TESTIMONIO ANÓNIMO
Él se hizo de abajo, es un tipo respetado, profesor reconocido por colegas, católico devoto, de esos que ves en misa todos los domingos y se confiesan una vez al mes. Buen padre, esposo y abuelo. O eso parecía desde afuera. Ciudadano ilustre diría el que no supiera mejor.
De chica era uno de mis ídolos, un ejemplo a seguir. De más grande puse distancia, me alejé un poco, sin saber bien por qué.
Lo asocié a la apatía típica de la adolescencia. Y le resté importancia, lo ignoré. Pero lo cierto es que me daba asco, y ese asco me generaba culpa y no entendía bien por qué.
Una tarde fue a buscarme del colegio y en un viaje a casa que se hizo infinito me lo dijo. Como quien le cuenta un cuento a una niña, mi abuelo me “explicó” que cuando yo era chica se había “enamorado” de mí y que eso lo hizo “hacer cosas que no debía”, pero que él estaba seguro que yo “lo entendería”.
Él siguió hablando, yo dejé de escuchar. Fue suficiente. Como una ola gigante que te agarra desprevenida, todo volvió. Momentos borrosos que alguna vez creí que fueron sueños, eran recuerdos. Los sentimientos de asco, culpa y bronca se conectaron con los recuerdos, la pieza que faltaba del rompecabezas ya estaba en su lugar.
Bajé del auto sin decir palabra, ni un sí, ni un no. Me callé. Un año y medio de silencio absoluto, de su lado, del mío. Evadí asados y encuentros familiares. Pero el silencio es peligroso, y como todo muta en la vida, se convirtió en locura, y la locura en duda. ¿Lo soñé?, ¿sucedió? capaz no fue tan así, pero él lo admitió. Tal vez fue sin querer. No, con eso no te confundís. Una conversación sin fin conmigo misma que se repetía una y otra vez. Antes no recordaba, ahora sí. ¿Cómo puede ser?

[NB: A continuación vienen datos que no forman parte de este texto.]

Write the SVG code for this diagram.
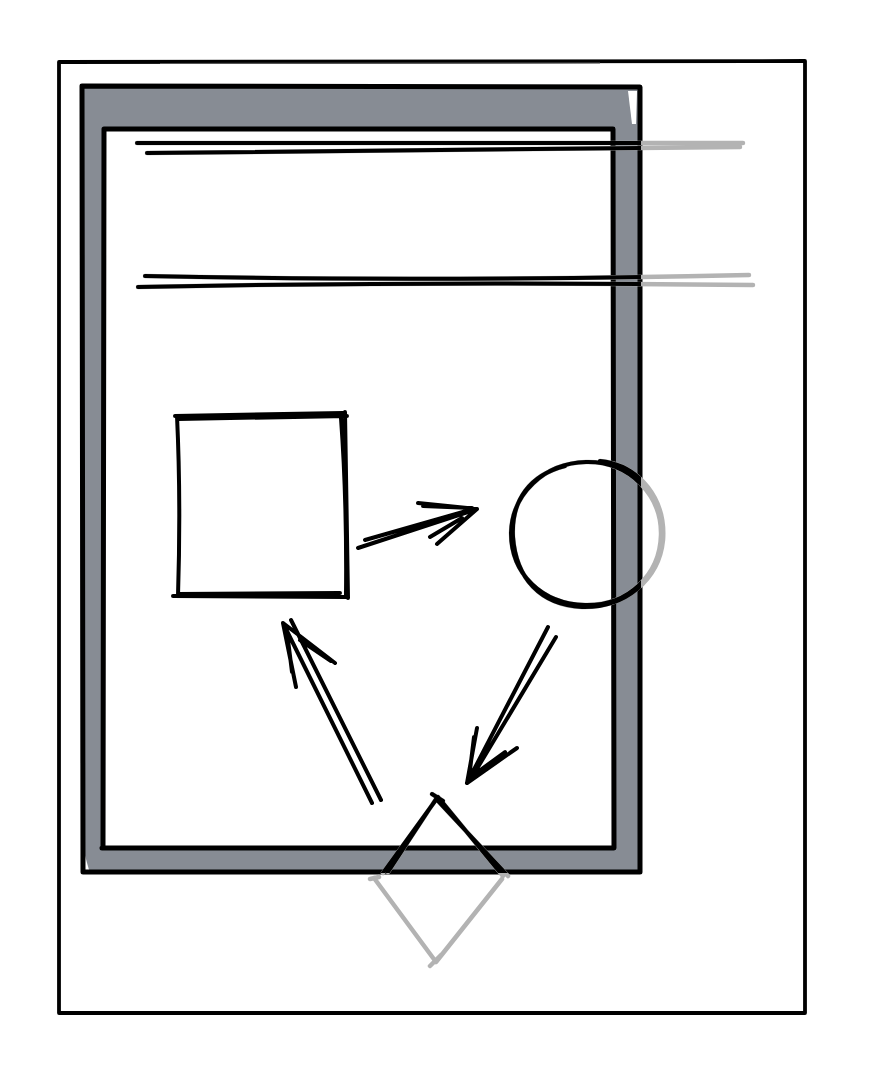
<svg xmlns="http://www.w3.org/2000/svg" xmlns:xlink="http://www.w3.org/1999/xlink" width="870" height="1084" viewBox="0 0 870 1084">
<style>
.ink{fill:none;stroke:#000;stroke-linecap:round;stroke-linejoin:round;stroke-width:4}
.ghost{fill:none;stroke:#b3b3b3;stroke-linecap:round;stroke-linejoin:round;stroke-width:4.5}
.thin{stroke-width:3.8}
</style>
<defs>
<clipPath id="frameClip"><rect x="81" y="85" width="560" height="788"/></clipPath>
<path id="line1" d="M137 143 L743 143 M147 153 Q400 150 740 147"/>
<path id="line2" d="M145 276 Q420 282 749 275 M138 287 Q420 281 753 285"/>
<path id="circ" d="M586 462 C630 461 662 496 661 535 C660 575 628 606 585 605 C542 604 511 574 511 533 C512 494 544 463 586 462 Z M600 461 C640 465 666 500 663 540 C659 580 625 608 582 607 C540 605 516 578 513 537 C511 500 530 475 565 466"/>
<path id="diam" d="M432 794 L443 801 M438 797 L383 873 M436 799 L388 872 M438 797 L503 876 M437 800 L508 876 M374 878 L436 962 L502 879 M370 879 L379 877 M430 966 L441 955"/>
</defs>

<g id="page">
<path class="ink thin" d="M59 62 L805 61 L805 1013 L59 1013 Z"/>
<path fill="none" stroke="#555" stroke-width="1.2" d="M160 63.5 L600 63"/>
</g>

<g id="frame">
<path d="M83 87 L640 87 L640 872 L83 872 Z M104 129 L614 129 L614 848 L104 848 Z" fill="#878c94" fill-rule="evenodd"/>
<polygon points="628,91 637,91 636,124 632,124" fill="#fff"/>
<polygon points="84,852 89,870 84,870" fill="#fff"/>
<path class="ink" style="stroke-width:5" d="M82 86 L640 87 L640 872 L83 872 Z"/>
<path class="ink" style="stroke-width:5" d="M104 129 L613 129 L614 848 L102 848 M104 129 L103 848"/>
</g>

<g id="rule-1">
<use xlink:href="#line1" class="ghost"/>
<use xlink:href="#line1" class="ink" clip-path="url(#frameClip)"/>
</g>

<g id="rule-2">
<use xlink:href="#line2" class="ghost"/>
<use xlink:href="#line2" class="ink" clip-path="url(#frameClip)"/>
</g>

<g id="square">
<path class="ink" d="M175 416 L343 413 M178 419 L347 416 M177 416 Q181 500 178 596 M345 412 L348 598 M341 418 Q347 500 346 596 M173 596 L347 597 M178 594 L340 593"/>
</g>

<g id="circle">
<use xlink:href="#circ" class="ghost"/>
<use xlink:href="#circ" class="ink" clip-path="url(#frameClip)"/>
</g>

<g id="diamond">
<use xlink:href="#diam" class="ghost"/>
<use xlink:href="#diam" class="ink" clip-path="url(#frameClip)"/>
</g>

<g id="connectors">
<path class="ink" d="M358 548 L477 509 M365 540 L470 510 M477 509 L418 503 M423 506 L472 508 M477 509 L437 544 M430 537 L462 518"/>
<path class="ink" d="M548 627 L467 783 M556 637 L472 777 M467 783 L477 728 M474 737 L470 770 M467 783 L517 748 M505 752 L475 774"/>
<path class="ink" d="M372 803 L283 623 M381 800 L291 620 M283 623 L296 687 M287 632 L292 672 M283 623 L335 663 M300 640 L331 661"/>
</g>
</svg>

La mente es sabia; me explicaron después que a veces tapa lo que uno no está preparado para tolerar, olvida lo inexplicable, se protege a sí misma.

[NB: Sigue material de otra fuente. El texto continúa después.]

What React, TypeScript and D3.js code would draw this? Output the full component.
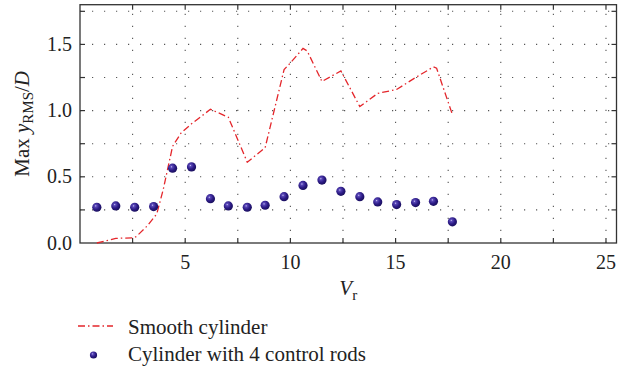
import React from "react";
import * as d3 from "d3";

const smoothX = [0.8, 1.7, 2.6, 2.75, 3.2, 3.65, 3.95, 4.4, 4.8, 5.3, 6.2, 7.05, 7.95, 8.8, 9.7, 10.0, 10.6, 10.8, 11.5, 12.4, 13.3, 14.15, 15.05, 15.95, 16.8, 16.95, 17.7];
const smoothY = [0.0, 0.035, 0.04, 0.06, 0.13, 0.22, 0.4, 0.73, 0.83, 0.9, 1.01, 0.95, 0.61, 0.72, 1.31, 1.36, 1.47, 1.45, 1.22, 1.3, 1.03, 1.13, 1.16, 1.25, 1.33, 1.32, 0.97];

const rodsX = [0.8, 1.7, 2.6, 3.5, 4.4, 5.3, 6.2, 7.05, 7.95, 8.8, 9.7, 10.6, 11.5, 12.4, 13.3, 14.15, 15.05, 15.95, 16.8, 17.7];
const rodsY = [0.27, 0.28, 0.27, 0.275, 0.565, 0.575, 0.335, 0.28, 0.27, 0.285, 0.35, 0.435, 0.475, 0.39, 0.35, 0.31, 0.29, 0.305, 0.315, 0.16];

const xTickLabels = [5, 10, 15, 20, 25];
const yTickLabels = [0.0, 0.5, 1.0, 1.5];
const legendLabels = ["Smooth cylinder", "Cylinder with 4 control rods"];

const W = 619;
const H = 372;
const FONT = "Liberation Serif, DejaVu Serif, serif";
const RED = "#e4262b";
const DOT = "#2c1b86";
const txt: React.CSSProperties = { fontFamily: FONT };

export default function App() {
  const x = d3.scaleLinear().domain([0, 25.5]).range([80, 616.5]);
  const y = d3.scaleLinear().domain([0, 1.8]).range([243, 4.7]);
  const [x0, x1] = x.range();
  const [y0, y1] = y.range();

  const xGrid = d3.range(2.5, 25.01, 2.5);
  const yGrid = d3.range(0.25, 1.76, 0.25);

  const line = d3
    .line<number>()
    .x((_, i) => x(smoothX[i]))
    .y((d) => y(d))
    .curve(d3.curveLinear);

  return (
    <svg width={W} height={H} style={{ position: "absolute", left: 0, top: 0, fontFamily: FONT }}>
      <defs>
        <radialGradient id="ball" cx="0.38" cy="0.35" r="0.65">
          <stop offset="0" stopColor="#c9c3f0" />
          <stop offset="0.18" stopColor="#5a48b8" />
          <stop offset="0.6" stopColor={DOT} />
          <stop offset="1" stopColor="#1a0f5e" />
        </radialGradient>
      </defs>
      <rect width={W} height={H} fill="white" />
      {xGrid.map((v) => (
        <line key={"gx" + v} x1={x(v)} x2={x(v)} y1={y0} y2={y1} stroke="#555" strokeWidth={1.1} strokeDasharray="1.2 10.8" />
      ))}
      {yGrid.map((v) => (
        <line key={"gy" + v} x1={x0} x2={x1} y1={y(v)} y2={y(v)} stroke="#555" strokeWidth={1.1} strokeDasharray="1.2 10.8" />
      ))}
      {xGrid.map((v) => (
        <g key={"tx" + v}>
          <line x1={x(v)} x2={x(v)} y1={y0} y2={y0 - 5} stroke="#333" strokeWidth={1.2} />
          <line x1={x(v)} x2={x(v)} y1={y1} y2={y1 + 5} stroke="#333" strokeWidth={1.2} />
        </g>
      ))}
      {yGrid.map((v) => (
        <g key={"ty" + v}>
          <line x1={x0} x2={x0 + 5} y1={y(v)} y2={y(v)} stroke="#333" strokeWidth={1.2} />
          <line x1={x1} x2={x1 - 5} y1={y(v)} y2={y(v)} stroke="#333" strokeWidth={1.2} />
        </g>
      ))}
      <rect x={x0} y={y1} width={x1 - x0} height={y0 - y1} fill="none" stroke="#333" strokeWidth={1.3} />
      {xTickLabels.map((v) => (
        <text key={"lx" + v} style={txt} x={x(v)} y={y0 + 26} textAnchor="middle" fontSize={20} fill="#222">
          {v}
        </text>
      ))}
      {yTickLabels.map((v) => (
        <text key={"ly" + v} style={txt} x={x0 - 8} y={y(v) + 6.5} textAnchor="end" fontSize={20} fill="#222">
          {v.toFixed(1)}
        </text>
      ))}
      <text style={txt} x={(x0 + x1) / 2} y={295} textAnchor="middle" fontSize={21} fill="#222">
        <tspan fontStyle="italic">V</tspan>
        <tspan fontSize={15} dy={5}>r</tspan>
      </text>
      <text
        style={txt}
        transform={`translate(29, ${(y0 + y1) / 2}) rotate(-90)`}
        textAnchor="middle"
        fontSize={21}
        fill="#222"
      >
        <tspan>Max </tspan>
        <tspan fontStyle="italic">y</tspan>
        <tspan fontSize={15} dy={4}>RMS</tspan>
        <tspan dy={-4}>/</tspan>
        <tspan fontStyle="italic">D</tspan>
      </text>
      <path d={line(smoothY) || ""} fill="none" stroke={RED} strokeWidth={1.3} strokeDasharray="7 3 1.5 3" />
      {rodsY.map((v, i) => (
        <circle key={"d" + i} cx={x(rodsX[i])} cy={y(v)} r={4.6} fill="url(#ball)" />
      ))}
      <line x1={78} x2={113} y1={326} y2={326} stroke={RED} strokeWidth={1.3} strokeDasharray="7 3 1.5 3" />
      <text style={txt} x={128} y={334} fontSize={21} fill="#222">
        {legendLabels[0]}
      </text>
      <circle cx={93.5} cy={355} r={3.6} fill="url(#ball)" />
      <text style={txt} x={128} y={361} fontSize={21} fill="#222">
        {legendLabels[1]}
      </text>
    </svg>
  );
}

Hasta que la parálisis pasó, volví a mí, la razón le ganó al miedo, y hablé, se lo conté a mi mamá, que no dudó un segundo. Alivio, ya no estaba sola.
Él, como buen psicópata, lo negó. Dijo que yo estaba loca y que jamás sucedió. Y con la fuerza de la indignación, la bronca y el dolor, lo seguí contando al resto de mi familia, fuerte y claro, segura y convencida.

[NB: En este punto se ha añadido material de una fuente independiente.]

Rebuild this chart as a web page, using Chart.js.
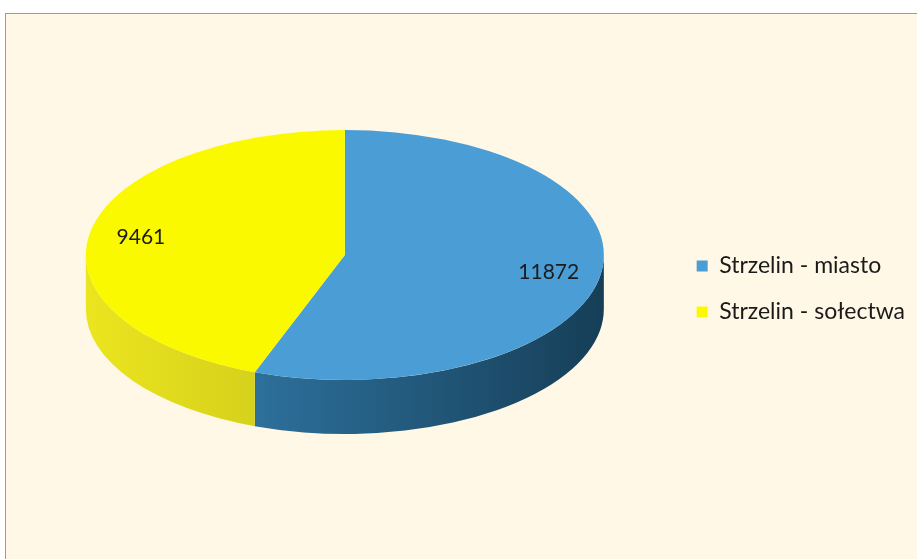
<!DOCTYPE html>
<html>
<head>
<meta charset="utf-8">
<script src="https://cdn.jsdelivr.net/npm/chart.js@4"></script>
<style>
  html, body { margin: 0; padding: 0; background: #fff; overflow: hidden; width: 917px; height: 559px; }
  #frame { position: absolute; left: 5px; top: 13px; width: 1000px; height: 1000px; border: 1px solid #9c9c9c; background: #fff8e6; }
  #pie { position: absolute; left: 0; top: 0; }
</style>
</head>
<body>
<div id="frame"></div>
<canvas id="pie" width="915" height="559"></canvas>
<script>
// --- data ---
const labels = ['Strzelin - miasto', 'Strzelin - sołectwa'];
const values = [11872, 9461];

// --- look ---
const topColors = ['#4a9dd5', '#fbf900'];
const sideColors = [['#2d709b', '#163e57'], ['#ebe51f', '#d6d11b']];
const squash = 125 / 259;   // how flat the pie looks
const depth = 54;           // thickness of the side
const lift = -34;           // move pie up from the chart area middle

Chart.defaults.font.family = 'Lato';

const pie3d = {
  id: 'pie3d',
  beforeDatasetsDraw(chart) {
    const ctx = chart.ctx;
    const arcs = chart.getDatasetMeta(0).data;
    const cx = arcs[0].x, cy = arcs[0].y + lift;
    const rx = arcs[0].outerRadius, ry = rx * squash;

    // sides first, only the front half (0..PI) shows
    arcs.forEach((arc, i) => {
      const a1 = Math.max(arc.startAngle, 0);
      const a2 = Math.min(arc.endAngle, Math.PI);
      if (a2 <= a1) return;
      const g = ctx.createLinearGradient(cx + rx * Math.cos(a2), 0, cx + rx * Math.cos(a1), 0);
      g.addColorStop(0, sideColors[i][0]);
      g.addColorStop(1, sideColors[i][1]);
      ctx.fillStyle = g;
      ctx.beginPath();
      ctx.ellipse(cx, cy, rx, ry, 0, a1, a2);
      ctx.lineTo(cx + rx * Math.cos(a2), cy + depth + ry * Math.sin(a2));
      ctx.ellipse(cx, cy + depth, rx, ry, 0, a2, a1, true);
      ctx.closePath();
      ctx.fill();
    });

    // squash the real pie into the top face
    ctx.save();
    ctx.translate(cx, cy);
    ctx.scale(1, squash);
    ctx.translate(-cx, -arcs[0].y);
  },
  afterDatasetsDraw(chart) {
    const ctx = chart.ctx;
    ctx.restore();
    const arcs = chart.getDatasetMeta(0).data;
    const cx = arcs[0].x, cy = arcs[0].y + lift;
    const rx = arcs[0].outerRadius;
    ctx.save();
    ctx.font = '21px Lato';
    ctx.fillStyle = '#1c1c1c';
    ctx.textAlign = 'center';
    ctx.textBaseline = 'middle';
    arcs.forEach((arc, i) => {
      const mid = (arc.startAngle + arc.endAngle) / 2;
      const r = rx * 0.8;
      ctx.fillText(values[i], cx + r * Math.cos(mid), cy + r * squash * Math.sin(mid));
    });
    ctx.restore();
  }
};

new Chart(document.getElementById('pie'), {
  type: 'pie',
  data: {
    labels: labels,
    datasets: [{
      data: values,
      backgroundColor: topColors,
      borderWidth: 0
    }]
  },
  options: {
    responsive: false,
    animation: false,
    events: [],
    radius: 259,
    layout: { padding: { left: 16, top: 19, bottom: 0, right: 0 } },
    plugins: {
      legend: {
        position: 'right',
        labels: {
          boxWidth: 11,
          boxHeight: 11,
          padding: 23,
          color: '#1a1a1a',
          font: { family: 'Lato', size: 23 }
        }
      },
      tooltip: { enabled: false }
    }
  },
  plugins: [pie3d]
});
</script>
</body>
</html>
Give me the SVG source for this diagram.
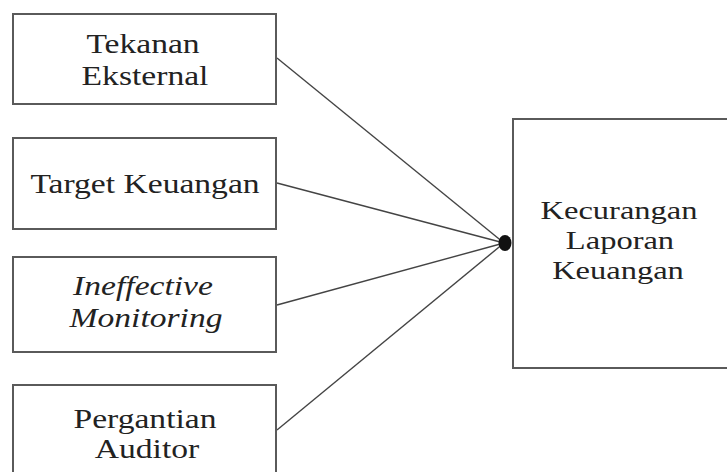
<svg xmlns="http://www.w3.org/2000/svg" width="727" height="472" viewBox="0 0 727 472">
<style>
.box{fill:#fff;stroke:#5a5a5a;stroke-width:2}
.t{font-family:"Liberation Serif","Times New Roman",serif;font-size:28px;fill:#222;text-anchor:middle}
.r{font-size:26px}
.i{font-style:italic}
.c{stroke:#444;stroke-width:1.4;fill:none}
</style>
<rect width="727" height="472" fill="#fff"/>
<g id="connectors">
<line class="c" x1="277" y1="58" x2="504" y2="243"/>
<line class="c" x1="277" y1="183" x2="504" y2="243"/>
<line class="c" x1="277" y1="305" x2="504" y2="243"/>
<line class="c" x1="277" y1="430" x2="504" y2="243"/>
<ellipse cx="505" cy="243" rx="6.5" ry="8" fill="#111"/>
</g>
<g id="tekanan">
<rect class="box" x="13" y="14" width="263" height="90"/>
<text class="t" transform="translate(143,53) scale(1.2,1)">Tekanan</text>
<text class="t" transform="translate(145,85) scale(1.2,1)">Eksternal</text>
</g>
<g id="target">
<rect class="box" x="13" y="138" width="263" height="91"/>
<text class="t" transform="translate(145,193) scale(1.2,1)">Target Keuangan</text>
</g>
<g id="ineffective">
<rect class="box" x="13" y="257" width="263" height="95"/>
<text class="t i" transform="translate(143,295) scale(1.2,1)">Ineffective</text>
<text class="t i" transform="translate(146,327) scale(1.2,1)">Monitoring</text>
</g>
<g id="pergantian">
<rect class="box" x="13" y="385" width="263" height="100"/>
<text class="t" transform="translate(145,428) scale(1.2,1)">Pergantian</text>
<text class="t" transform="translate(147,458) scale(1.2,1)">Auditor</text>
</g>
<g id="kecurangan">
<rect class="box" x="513" y="119" width="230" height="249"/>
<text class="t r" transform="translate(619,219) scale(1.25,1)">Kecurangan</text>
<text class="t r" transform="translate(620,249) scale(1.25,1)">Laporan</text>
<text class="t r" transform="translate(618,279) scale(1.25,1)">Keuangan</text>
</g>
</svg>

De a poco aprendí a canalizar la ira, la sensación de injusticia y desprotección. Entendí que hablar es terapéutico y aprendí a llamar las cosas por su nombre. Mi abuelo no se enamoró, no se equivocó, no se confundió.
Mi abuelo cometió un delito, abusó de su nieta de 5 años. Mi abuelo es abusador de menores -en plural- porque una vez que la caja de Pandora se destapó supe que no fui la única ni la última. Mi abuelo es abusador, y no hay título universitario, reputación ni Iglesia que te deje exento o te redima de eso.
Mi abuelo es abusador, y aún hoy lo repito hacia adentro, como un mantra, hasta gastarlo y sacar el poder que eso tiene sobre mí, hasta entender que no fue mi culpa, que no tenía capacidad para discernir ni consentir. Para no olvidar que eso tampoco me define, ni decide quién soy. Y sobre todo para no olvidar que callar -por miedo- enferma. Para recordar que hablar sana y libera.
* Hoy, 19 de noviembre es el día Mundial para la Prevención del Abuso Sexual en la Infancia, fecha instituida para visibilizar, concientizar y prevenir esta problemática que afecta a cientos de niñas y niños. El abuso sexual es un delito contra la integridad sexual y está condenado en los artículos 119 a 133 del Código Penal. Las víctimas de este delito sufren un daño grave a su integridad física, psíquica y moral. Se daña también su derecho a la intimidad, la privacidad, y se vulnera el derecho a no ser expuesto a ningún tipo de violencia y abuso. No te calles, denunciá.